Quantum Machine Learning for Deformation Detection: Application for InSAR Point Clouds

Abstract:

Machine Learning (ML) is emerging as a powerful tool for data analysis. Anomaly detection based on classical approaches is sometimes limited in processing speed on big data, especially for massive datasets. Meanwhile, quantum algorithms have been shown to have the potential for optimization, scenario simulation, and artificial intelligence. Thus, this study combines quantum algorithms and ML to improve the binary classification performance of ML models for better sensitivity of surface deformation detection. We experimented with GNSS-InSAR combination data to identify significant deformation regions in Northern Germany. We classify the movement characteristics based on four main features: vertical movement velocities, root mean square errors, standard deviations, and outliers in the GNSS-InSAR time series. Our primary results reveal that the classification accuracy based on Quantum Machine Learning (QML) is outstanding compared to the pure ML technique.

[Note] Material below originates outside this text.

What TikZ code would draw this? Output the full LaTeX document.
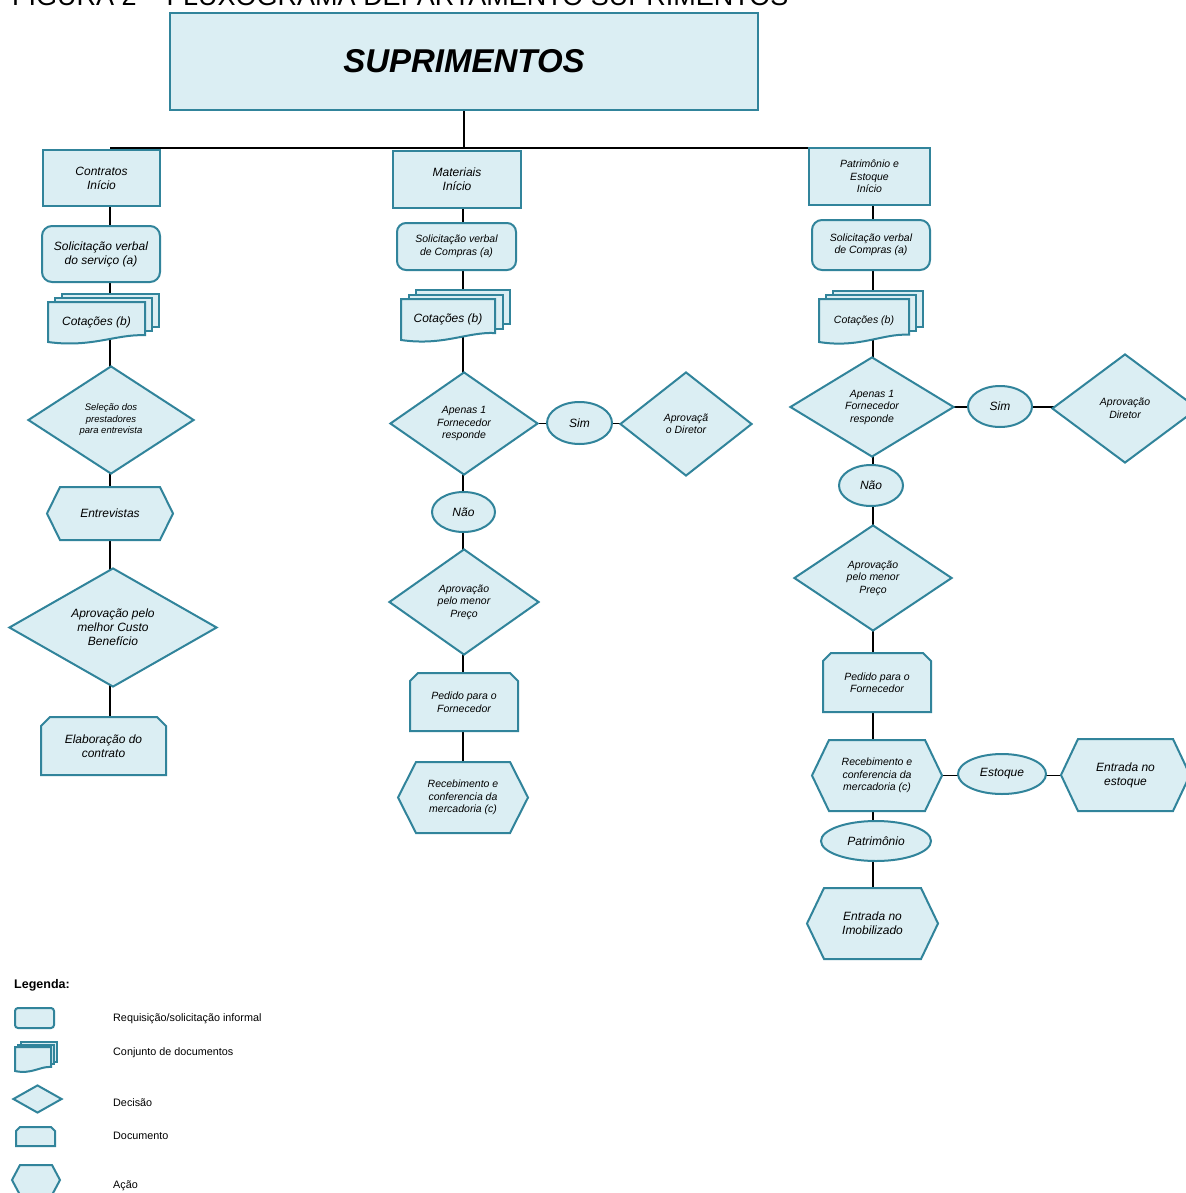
\documentclass[tikz,border=0pt]{standalone}
\usepackage{fontspec}
\setmainfont{Liberation Sans}
\usetikzlibrary{shapes.geometric}
\definecolor{fillc}{RGB}{219,238,243}
\definecolor{bordc}{RGB}{49,132,155}
\pgfdeclarelayer{background}
\pgfdeclarelayer{mid}
\pgfsetlayers{background,mid,main}
\tikzset{
 shp/.style={draw=bordc, fill=fillc, line width=2pt, line join=miter},
 conn/.style={draw=black, line width=1.5pt},
 txt/.style={align=center, inner sep=0pt, outer sep=0pt},
 boxn/.style={shp, rectangle, inner sep=0pt, align=center},
 rnd/.style={boxn, rounded corners=10pt},
 dia/.style={shp, diamond, aspect=1.5, inner sep=0pt, align=center},
 ell/.style={shp, ellipse, inner sep=0pt, align=center},
 f12/.style={font=\fontsize{12}{14}\selectfont\itshape},
 f11/.style={font=\fontsize{10.5}{12.5}\selectfont\itshape},
 f10/.style={font=\fontsize{10.5}{12.5}\selectfont\itshape},
 f9/.style={font=\fontsize{9.5}{11.5}\selectfont\itshape},
 leg/.style={anchor=west, inner sep=0pt, font=\fontsize{10.8}{12}\selectfont},
}
% multi-document: name, x0, ytop, x1, ybot, dx, dy, fontstyle, text
\newcommand\mdocshape[9]{%
 \begin{pgfonlayer}{mid}
  \draw[shp] ({#2+2*#6},{#3-2*#7}) rectangle ({#4+2*#6},{#5-0.17*(#5-#3)-2*#7});
  \draw[shp] ({#2+#6},{#3-#7}) rectangle ({#4+#6},{#5-0.17*(#5-#3)-#7});
  \draw[shp] (#2,#5) -- (#2,#3) -- (#4,#3) -- ({#4},{#5-0.17*(#5-#3)})
     .. controls ({#4-0.3*(#4-#2)},{#5-0.2*(#5-#3)}) and ({#2+0.45*(#4-#2)},{#5+0.15*(#5-#3)}) .. (#2,#5) -- cycle;
 \end{pgfonlayer}
 \node[txt,#8] (#1) at ({(#2+#4)/2},{(#3+#5)/2}) {#9};}
% hexagon: name, cx, cy, half width, half height, slant, fontstyle, text
\newcommand\hexshape[8]{%
 \begin{pgfonlayer}{mid}
  \draw[shp] ({#2-#4},{#3}) -- ({#2-#4+#6},{#3-#5}) -- ({#2+#4-#6},{#3-#5}) -- ({#2+#4},{#3})
     -- ({#2+#4-#6},{#3+#5}) -- ({#2-#4+#6},{#3+#5}) -- cycle;
 \end{pgfonlayer}
 \node[txt,#7] (#1) at (#2,#3) {#8};}
% document (chamfered top): name, x0, y0, x1, y1, chamfer, fontstyle, text
\newcommand\docshape[8]{%
 \begin{pgfonlayer}{mid}
  \draw[shp] (#2,#5) -- ({#2},{#3+#6}) -- ({#2+#6},{#3}) -- ({#4-#6},{#3}) -- ({#4},{#3+#6}) -- (#4,#5) -- cycle;
 \end{pgfonlayer}
 \node[txt,#7] (#1) at ({(#2+#4)/2},{(#3+#5)/2}) {#8};}
\begin{document}
\begin{tikzpicture}[x={(1pt,0)}, y={(0,-1pt)}]
\useasboundingbox (0,0) rectangle (1185,1193);

\node[anchor=base west, inner sep=0pt, font=\fontsize{27}{29}\selectfont] (hdr) at (12,6) {FIGURA 2 – FLUXOGRAMA DEPARTAMENTO SUPRIMENTOS};
\node[boxn, minimum width=588pt, minimum height=97pt, font=\fontsize{33}{36}\selectfont\bfseries\itshape] (title) at (464,61.5) {SUPRIMENTOS};

% left column
\node[boxn,f12,minimum width=117pt,minimum height=56pt] (contr) at (101.5,178) {Contratos\\Início};
\node[rnd,f12,minimum width=118pt,minimum height=56pt] (solL) at (101,254) {Solicitação verbal\\do serviço (a)};
\mdocshape{cotL}{48}{302}{145}{342}{7}{4}{f12}{Cotações (b)}
\node[dia,f9,minimum width=166pt,minimum height=108pt] (selL) at (111,420) {Seleção dos\\prestadores\\para entrevista};
\hexshape{entL}{110}{513.5}{63}{26.5}{13}{f12}{Entrevistas}
\node[dia,f12,minimum width=208pt,minimum height=119pt] (aprL) at (113,627.5) {Aprovação pelo\\melhor Custo\\Benefício};
\docshape{elab}{41}{717}{166}{775}{9}{f12}{Elaboração do\\contrato}

% middle column
\node[boxn,f12,minimum width=128pt,minimum height=57pt] (mat) at (457,179.5) {Materiais\\Início};
\node[rnd,f10,rounded corners=9pt,minimum width=119pt,minimum height=47pt] (solM) at (456.5,246.5) {Solicitação verbal\\de Compras (a)};
\mdocshape{cotM}{401}{299}{495}{340}{7.5}{4.5}{f12}{Cotações (b)}
\node[dia,f11,minimum width=148pt,minimum height=103pt] (apM) at (464,423.5) {Apenas 1\\Fornecedor\\responde};
\node[ell,f12,minimum width=65pt,minimum height=42pt] (simM) at (579.5,423) {Sim};
\node[dia,f10,minimum width=132pt,minimum height=104pt] (dirM) at (686,424) {Aprovaçã\\o Diretor};
\node[ell,f12,minimum width=63pt,minimum height=40pt] (naoM) at (463.5,512) {Não};
\node[dia,f11,minimum width=150pt,minimum height=106pt] (menM) at (464,602) {Aprovação\\pelo menor\\Preço};
\docshape{pedM}{410}{673}{518}{731}{8}{f11}{Pedido para o\\Fornecedor}
\hexshape{recM}{463}{797.5}{65}{35.5}{18}{f11}{Recebimento e\\conferencia da\\mercadoria (c)}

% right column
\node[boxn,f11,minimum width=121pt,minimum height=57pt] (pat) at (869.5,176.5) {Patrimônio e\\Estoque\\Início};
\node[rnd,f10,minimum width=118pt,minimum height=50pt] (solR) at (871,245) {Solicitação verbal\\de Compras (a)};
\mdocshape{cotR}{819}{299}{909}{342}{7}{4}{f11}{Cotações (b)}
\node[dia,f11,minimum width=164pt,minimum height=100pt] (apR) at (872,407) {Apenas 1\\Fornecedor\\responde};
\node[ell,f12,minimum width=64pt,minimum height=41pt] (simR) at (1000,406.5) {Sim};
\node[dia,f10,minimum width=146pt,minimum height=109pt] (dirR) at (1125,408.5) {Aprovação\\Diretor};
\node[ell,f12,minimum width=64pt,minimum height=41pt] (naoR) at (871,485.5) {Não};
\node[dia,f11,minimum width=158pt,minimum height=106pt] (menR) at (873,578) {Aprovação\\pelo menor\\Preço};
\docshape{pedR}{823}{653}{931}{712}{8}{f11}{Pedido para o\\Fornecedor}
\hexshape{recR}{877}{775.5}{65}{35.5}{17}{f11}{Recebimento e\\conferencia da\\mercadoria (c)}
\node[ell,f12,minimum width=88pt,minimum height=40pt] (estR) at (1002,774) {Estoque};
\hexshape{entE}{1125.5}{775}{64.5}{36}{17}{f12}{Entrada no\\estoque}
\node[ell,f12,minimum width=110pt,minimum height=40pt] (patR) at (876,841) {Patrimônio};
\hexshape{imob}{872.5}{923.5}{65.5}{35.5}{17}{f12}{Entrada no\\Imobilizado}

% legend
\node[anchor=west,inner sep=0pt,font=\fontsize{12.5}{14}\selectfont\bfseries] (legt) at (14,985) {Legenda:};
\node[rnd,rounded corners=3pt,minimum width=39pt,minimum height=20pt] (lg1) at (34.5,1018) {};
\mdocshape{lg2}{15}{1047}{51}{1071}{3}{2.5}{f10}{}
\node[dia,minimum width=49pt,minimum height=28pt] (lg3) at (37.5,1099) {};
\docshape{lg4}{16}{1127}{55}{1146}{4}{f10}{}
\hexshape{lg5}{36}{1180}{24}{15}{8}{f10}{}
\node[leg] (tx1) at (113,1019) {Requisição/solicitação informal};
\node[leg] (tx2) at (113,1053) {Conjunto de documentos};
\node[leg] (tx3) at (113,1103) {Decisão};
\node[leg] (tx4) at (113,1136) {Documento};
\node[leg] (tx5) at (113,1186) {Ação};

% connectors
\begin{pgfonlayer}{background}
 \fill[white] (0,0) rectangle (1185,1193);
 \coordinate (cL) at (110,148);
 \coordinate (cM) at (463,148);
 \coordinate (cR) at (873,148);
 \draw[conn] (title.south) -- (title.south |- cM);
 \draw[conn] (cL) -- (cR);
 \foreach \a/\b in {contr/solL, solL/cotL, cotL/selL, selL/entL, entL/aprL, aprL/elab}
   \draw[conn] (\a.center -| cL) -- (\b.center -| cL);
 \foreach \a/\b in {mat/solM, solM/cotM, cotM/apM, apM/naoM, naoM/menM, menM/pedM, pedM/recM}
   \draw[conn] (\a.center -| cM) -- (\b.center -| cM);
 \foreach \a/\b in {pat/solR, solR/cotR, cotR/apR, apR/naoR, naoR/menR, menR/pedR, pedR/recR, recR/patR, patR/imob}
   \draw[conn] (\a.center -| cR) -- (\b.center -| cR);
 \draw[conn] (apM.center) -- (apM.center -| dirM.center);
 \draw[conn] (apR.center) -- (apR.center -| dirR.center);
 \draw[conn] (recR.center) -- (recR.center -| entE.center);
\end{pgfonlayer}
\end{tikzpicture}
\end{document}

Specifically, on the same sample dataset, the classification performance of the neural network based on pure ML is only around 50 to 70%, while that of the QML technique can reach ~90%. The significant deformation regions are concentrated in the river basins of Elbe, Weser, Ems, and Rhine, where the average surface subsidence speed varies around -4.5 mm/yr. Also, we suggest dividing the surface movement features in Northern Germany into five classes to reduce the effect of the data quality variety and algorithm uncertainty. Our findings will advocate the development of quantum computing applications as well as promote the potential of the QML for deformation analyses. 

Keywords:

Quantum Machine Learning, Binary Classification, GNSS-InSAR Data, Deformation Detection.